Images are not part of the copy; transcribe all the data exactly.

---*---

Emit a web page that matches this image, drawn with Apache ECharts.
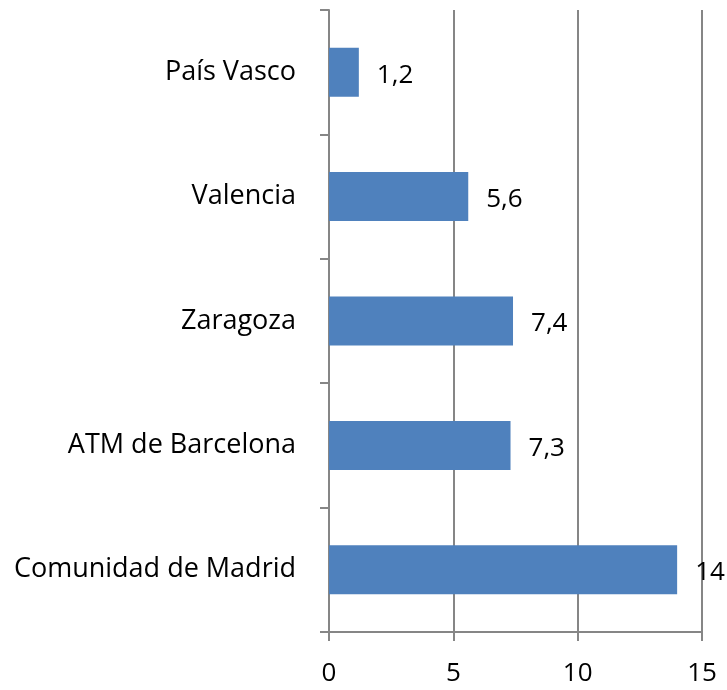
<!DOCTYPE html>
<html>
<head>
<meta charset="utf-8">
<script src="https://cdn.jsdelivr.net/npm/echarts@6/dist/echarts.min.js"></script>
<style>
  html, body { margin: 0; padding: 0; background: #fff; }
  #chart { width: 727px; height: 690px; }
</style>
</head>
<body>
<div id="chart"></div>
<script>
var regiones = ['Comunidad de Madrid', 'ATM de Barcelona', 'Zaragoza', 'Valencia', 'País Vasco'];
var valores = [14, 7.3, 7.4, 5.6, 1.2];
var ejeMin = 0, ejeMax = 15, ejePaso = 5;

var chart = echarts.init(document.getElementById('chart'), null, {renderer: 'canvas'});

var gris = '#868686';
var fuente = 'Open Sans';

chart.setOption({
    animation: false,
    grid: {left: 329, right: 25, top: 10, bottom: 58, containLabel: false},
    xAxis: {
        type: 'value',
        min: ejeMin,
        max: ejeMax,
        interval: ejePaso,
        axisLine: {show: true, lineStyle: {color: gris, width: 2}},
        axisTick: {show: true, length: 9, lineStyle: {color: gris, width: 2}},
        splitLine: {show: true, lineStyle: {color: gris, width: 2}},
        axisLabel: {color: '#000', fontSize: 26, fontFamily: fuente, margin: 29}
    },
    yAxis: {
        type: 'category',
        data: regiones,
        axisLine: {show: true, lineStyle: {color: gris, width: 2}},
        axisTick: {show: true, length: 9, lineStyle: {color: gris, width: 2}},
        axisLabel: {color: '#000', fontSize: 27, fontFamily: fuente, margin: 33, padding: [8, 0, 0, 0]}
    },
    series: [{
        type: 'bar',
        data: valores,
        barWidth: 49,
        itemStyle: {color: '#4F81BD'},
        label: {
            show: true,
            position: 'right',
            distance: 18,
            offset: [0, 3],
            color: '#000',
            fontSize: 26,
            fontFamily: fuente,
            formatter: function (p) { return String(p.value).replace('.', ','); }
        }
    }]
});
</script>
</body>
</html>
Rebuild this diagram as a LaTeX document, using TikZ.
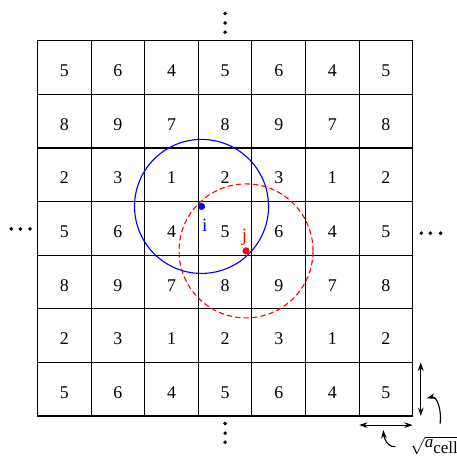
\documentclass[tikz,border=0pt]{standalone}
\usepackage{fontspec}
\setmainfont{Liberation Serif}
\usetikzlibrary{arrows.meta}
\tikzset{
    cellnum/.style={
        font=\fontsize{9.5}{11}\selectfont, inner sep=0pt
    },
    ptdot/.style={
        circle, inner sep=0pt, minimum size=3.8pt
    },
    ptlab/.style={
        font=\fontsize{10}{12}\selectfont, inner sep=0pt
    },
    sizearrow/.style={
        line width=0.6pt, {Stealth[length=4.5pt,width=3pt]}-{Stealth[length=4.5pt,width=3pt]}
    },
    hintarrow/.style={
        line width=0.6pt, -{Stealth[length=4.5pt,width=3pt]}
    }
}

\begin{document}
\begin{tikzpicture}[line cap=round,line join=round]
    \useasboundingbox (-0.70,-0.765) rectangle (7.81,7.761);

% --- geometry ---
    \def\Rc{1.25}                  % cutoff radius
    \def\dotr{1.05pt}              % ellipsis dot radius

% cell grid
    \draw[line width=0.6pt] (0,0) grid (7,7);

% cell numbers (rows from the bottom)
    \foreach \y/\a/\b/\c in {0/5/6/4,1/2/3/1,2/8/9/7,3/5/6/4,4/2/3/1,5/8/9/7,6/5/6/4}{
      \foreach \x/\v in {0/\a,1/\b,2/\c,3/\a,4/\b,5/\c,6/\a}{
        \node[cellnum] (n\x\y) at (\x+0.5,\y+0.44) {\v};
      }
    }

% particles i and j
    \node[ptdot, fill=blue] (i) at (3.06,3.91) {};
    \node[ptdot, fill=red]  (j) at (3.89,3.08) {};
    \node[ptlab, text=blue] (ilab) at (3.12,3.56) {i};
    \node[ptlab, text=red]  (jlab) at (3.86,3.34) {j};

% cutoff circles
    \draw[blue, line width=0.6pt] (i) circle (\Rc);
    \draw[red, line width=0.6pt, dash pattern=on 2.5pt off 2pt] (j) circle (\Rc);

% ellipsis dots
    \foreach \p in {7.51,7.33,7.16}{
      \fill (3.5,\p) circle (\dotr);
    }
    \foreach \p in {-0.14,-0.32,-0.49}{
      \fill (3.5,\p) circle (\dotr);
    }
    \foreach \p in {-0.49,-0.32,-0.14}{
      \fill (\p,3.49) circle (\dotr);
    }
    \foreach \p in {7.16,7.33,7.52}{
      \fill (\p,3.41) circle (\dotr);
    }

% cell size arrows
    \coordinate (vtop) at (7.15,1);
    \coordinate (vbot) at (7.15,0);
    \coordinate (hlft) at (6,-0.17);
    \coordinate (hrgt) at (7,-0.17);
    \draw[sizearrow] (vbot) -- (vtop);
    \draw[sizearrow] (hlft) -- (hrgt);

% cell size label
    \node[font=\fontsize{9}{11}\selectfont, inner sep=0pt, anchor=west] (acell) at (6.95,-0.55) {$\sqrt{\textit{a}_{\textrm{cell}}}$};
    \coordinate (h1s) at (7.51,-0.14);
    \coordinate (h1e) at (7.26,0.33);
    \coordinate (h2s) at (6.67,-0.57);
    \coordinate (h2e) at (6.45,-0.26);
    \draw[hintarrow] (h1s) to[out=80,in=15] (h1e);
    \draw[hintarrow] (h2s) to[out=185,in=-85] (h2e);

\end{tikzpicture}
\end{document}
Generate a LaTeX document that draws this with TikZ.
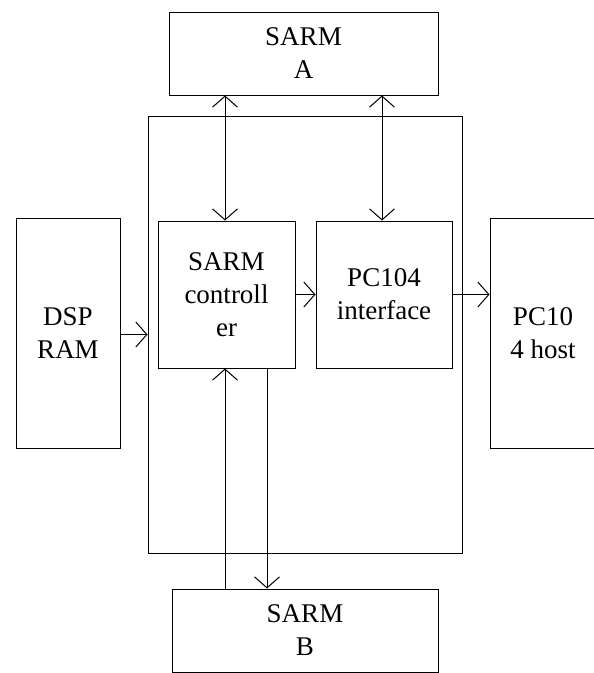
\documentclass[tikz,border=0pt]{standalone}
\usepackage{fontspec}
\setmainfont{Liberation Serif}
\usetikzlibrary{arrows.meta}
\tikzset{
  blk/.style={draw=black, line width=1pt, inner sep=0pt, align=center,
    font=\fontsize{27}{33}\selectfont},
  conn/.style={line width=1pt, draw=black},
  arr/.style={-{Straight Barb[length=11pt,width=25pt,line width=1pt]}},
  darr/.style={{Straight Barb[length=11pt,width=25pt,line width=1pt]}-{Straight Barb[length=11pt,width=25pt,line width=1pt]}},
}
\begin{document}
\begin{tikzpicture}[x=1pt,y=-1pt]
\useasboundingbox (0,0) rectangle (594,673);
\fill[white] (0,0) rectangle (594,673);
\node[blk, minimum width=269pt, minimum height=83pt] (sarmA) at (303.5,53.5) {SARM\\A};
\node[blk, minimum width=314pt, minimum height=437pt] (board) at (305,334.5) {};
\node[blk, minimum width=104pt, minimum height=230pt] (dsp) at (68,333) {DSP\\RAM};
\node[blk, minimum width=137pt, minimum height=147pt] (ctrl) at (226.5,294.5) {SARM\\controll\\er};
\node[blk, minimum width=136pt, minimum height=147pt] (ifc) at (384,294.5) {PC104\\interface};
\node[blk, minimum width=106pt, minimum height=230pt] (host) at (543,333) {PC10\\4 host};
\node[blk, minimum width=266pt, minimum height=83pt] (sarmB) at (305,630.5) {SARM\\B};
% connectors
\draw[conn, darr] ([xshift=-1.5pt]ctrl.north) -- ([xshift=-1.5pt]ctrl.north |- sarmA.south);
\draw[conn, darr] ([xshift=-2pt]ifc.north) -- ([xshift=-2pt]ifc.north |- sarmA.south);
\draw[conn, arr] (dsp.east |- board.west) -- (board.west);
\draw[conn, arr] (ctrl.east) -- (ifc.west);
\draw[conn, arr] (ifc.east) -- (ifc.east -| host.west);
\draw[conn, arr] ([xshift=-1.5pt]ctrl.south |- sarmB.north) -- ([xshift=-1.5pt]ctrl.south);
\draw[conn, arr] ([xshift=40.5pt]ctrl.south) -- ([xshift=40.5pt]ctrl.south |- sarmB.north);
\end{tikzpicture}
\end{document}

---*---

» **Response to this exercise**
Emit a web page that matches this image, drawn with Apache ECharts.
<!DOCTYPE html>
<html>
<head>
<meta charset="utf-8">
<script src="https://cdn.jsdelivr.net/npm/echarts@6/dist/echarts.min.js"></script>
<style>
  html, body { margin: 0; padding: 0; background: #fff; }
  #chart { width: 727px; height: 690px; }
</style>
</head>
<body>
<div id="chart"></div>
<script>
var regiones = ['Comunidad de Madrid', 'ATM de Barcelona', 'Zaragoza', 'Valencia', 'País Vasco'];
var valores = [14, 7.3, 7.4, 5.6, 1.2];
var ejeMin = 0, ejeMax = 15, ejePaso = 5;

var chart = echarts.init(document.getElementById('chart'), null, {renderer: 'canvas'});

var gris = '#868686';
var fuente = 'Open Sans';

chart.setOption({
    animation: false,
    grid: {left: 329, right: 25, top: 10, bottom: 58, containLabel: false},
    xAxis: {
        type: 'value',
        min: ejeMin,
        max: ejeMax,
        interval: ejePaso,
        axisLine: {show: true, lineStyle: {color: gris, width: 2}},
        axisTick: {show: true, length: 9, lineStyle: {color: gris, width: 2}},
        splitLine: {show: true, lineStyle: {color: gris, width: 2}},
        axisLabel: {color: '#000', fontSize: 26, fontFamily: fuente, margin: 29}
    },
    yAxis: {
        type: 'category',
        data: regiones,
        axisLine: {show: true, lineStyle: {color: gris, width: 2}},
        axisTick: {show: true, length: 9, lineStyle: {color: gris, width: 2}},
        axisLabel: {color: '#000', fontSize: 27, fontFamily: fuente, margin: 33, padding: [8, 0, 0, 0]}
    },
    series: [{
        type: 'bar',
        data: valores,
        barWidth: 49,
        itemStyle: {color: '#4F81BD'},
        label: {
            show: true,
            position: 'right',
            distance: 18,
            offset: [0, 3],
            color: '#000',
            fontSize: 26,
            fontFamily: fuente,
            formatter: function (p) { return String(p.value).replace('.', ','); }
        }
    }]
});
</script>
</body>
</html>
Rebuild this diagram as a LaTeX document, using TikZ.
\documentclass[tikz,border=0pt]{standalone}
\usepackage{fontspec}
\setmainfont{Liberation Serif}
\usetikzlibrary{arrows.meta}
\tikzset{
    cellnum/.style={
        font=\fontsize{9.5}{11}\selectfont, inner sep=0pt
    },
    ptdot/.style={
        circle, inner sep=0pt, minimum size=3.8pt
    },
    ptlab/.style={
        font=\fontsize{10}{12}\selectfont, inner sep=0pt
    },
    sizearrow/.style={
        line width=0.6pt, {Stealth[length=4.5pt,width=3pt]}-{Stealth[length=4.5pt,width=3pt]}
    },
    hintarrow/.style={
        line width=0.6pt, -{Stealth[length=4.5pt,width=3pt]}
    }
}

\begin{document}
\begin{tikzpicture}[line cap=round,line join=round]
    \useasboundingbox (-0.70,-0.765) rectangle (7.81,7.761);

% --- geometry ---
    \def\Rc{1.25}                  % cutoff radius
    \def\dotr{1.05pt}              % ellipsis dot radius

% cell grid
    \draw[line width=0.6pt] (0,0) grid (7,7);

% cell numbers (rows from the bottom)
    \foreach \y/\a/\b/\c in {0/5/6/4,1/2/3/1,2/8/9/7,3/5/6/4,4/2/3/1,5/8/9/7,6/5/6/4}{
      \foreach \x/\v in {0/\a,1/\b,2/\c,3/\a,4/\b,5/\c,6/\a}{
        \node[cellnum] (n\x\y) at (\x+0.5,\y+0.44) {\v};
      }
    }

% particles i and j
    \node[ptdot, fill=blue] (i) at (3.06,3.91) {};
    \node[ptdot, fill=red]  (j) at (3.89,3.08) {};
    \node[ptlab, text=blue] (ilab) at (3.12,3.56) {i};
    \node[ptlab, text=red]  (jlab) at (3.86,3.34) {j};

% cutoff circles
    \draw[blue, line width=0.6pt] (i) circle (\Rc);
    \draw[red, line width=0.6pt, dash pattern=on 2.5pt off 2pt] (j) circle (\Rc);

% ellipsis dots
    \foreach \p in {7.51,7.33,7.16}{
      \fill (3.5,\p) circle (\dotr);
    }
    \foreach \p in {-0.14,-0.32,-0.49}{
      \fill (3.5,\p) circle (\dotr);
    }
    \foreach \p in {-0.49,-0.32,-0.14}{
      \fill (\p,3.49) circle (\dotr);
    }
    \foreach \p in {7.16,7.33,7.52}{
      \fill (\p,3.41) circle (\dotr);
    }

% cell size arrows
    \coordinate (vtop) at (7.15,1);
    \coordinate (vbot) at (7.15,0);
    \coordinate (hlft) at (6,-0.17);
    \coordinate (hrgt) at (7,-0.17);
    \draw[sizearrow] (vbot) -- (vtop);
    \draw[sizearrow] (hlft) -- (hrgt);

% cell size label
    \node[font=\fontsize{9}{11}\selectfont, inner sep=0pt, anchor=west] (acell) at (6.95,-0.55) {$\sqrt{\textit{a}_{\textrm{cell}}}$};
    \coordinate (h1s) at (7.51,-0.14);
    \coordinate (h1e) at (7.26,0.33);
    \coordinate (h2s) at (6.67,-0.57);
    \coordinate (h2e) at (6.45,-0.26);
    \draw[hintarrow] (h1s) to[out=80,in=15] (h1e);
    \draw[hintarrow] (h2s) to[out=185,in=-85] (h2e);

\end{tikzpicture}
\end{document}
Generate a LaTeX document that draws this with TikZ.
\documentclass[tikz,border=0pt]{standalone}
\usepackage{fontspec}
\setmainfont{Liberation Serif}
\usetikzlibrary{arrows.meta}
\tikzset{
  blk/.style={draw=black, line width=1pt, inner sep=0pt, align=center,
    font=\fontsize{27}{33}\selectfont},
  conn/.style={line width=1pt, draw=black},
  arr/.style={-{Straight Barb[length=11pt,width=25pt,line width=1pt]}},
  darr/.style={{Straight Barb[length=11pt,width=25pt,line width=1pt]}-{Straight Barb[length=11pt,width=25pt,line width=1pt]}},
}
\begin{document}
\begin{tikzpicture}[x=1pt,y=-1pt]
\useasboundingbox (0,0) rectangle (594,673);
\fill[white] (0,0) rectangle (594,673);
\node[blk, minimum width=269pt, minimum height=83pt] (sarmA) at (303.5,53.5) {SARM\\A};
\node[blk, minimum width=314pt, minimum height=437pt] (board) at (305,334.5) {};
\node[blk, minimum width=104pt, minimum height=230pt] (dsp) at (68,333) {DSP\\RAM};
\node[blk, minimum width=137pt, minimum height=147pt] (ctrl) at (226.5,294.5) {SARM\\controll\\er};
\node[blk, minimum width=136pt, minimum height=147pt] (ifc) at (384,294.5) {PC104\\interface};
\node[blk, minimum width=106pt, minimum height=230pt] (host) at (543,333) {PC10\\4 host};
\node[blk, minimum width=266pt, minimum height=83pt] (sarmB) at (305,630.5) {SARM\\B};
% connectors
\draw[conn, darr] ([xshift=-1.5pt]ctrl.north) -- ([xshift=-1.5pt]ctrl.north |- sarmA.south);
\draw[conn, darr] ([xshift=-2pt]ifc.north) -- ([xshift=-2pt]ifc.north |- sarmA.south);
\draw[conn, arr] (dsp.east |- board.west) -- (board.west);
\draw[conn, arr] (ctrl.east) -- (ifc.west);
\draw[conn, arr] (ifc.east) -- (ifc.east -| host.west);
\draw[conn, arr] ([xshift=-1.5pt]ctrl.south |- sarmB.north) -- ([xshift=-1.5pt]ctrl.south);
\draw[conn, arr] ([xshift=40.5pt]ctrl.south) -- ([xshift=40.5pt]ctrl.south |- sarmB.north);
\end{tikzpicture}
\end{document}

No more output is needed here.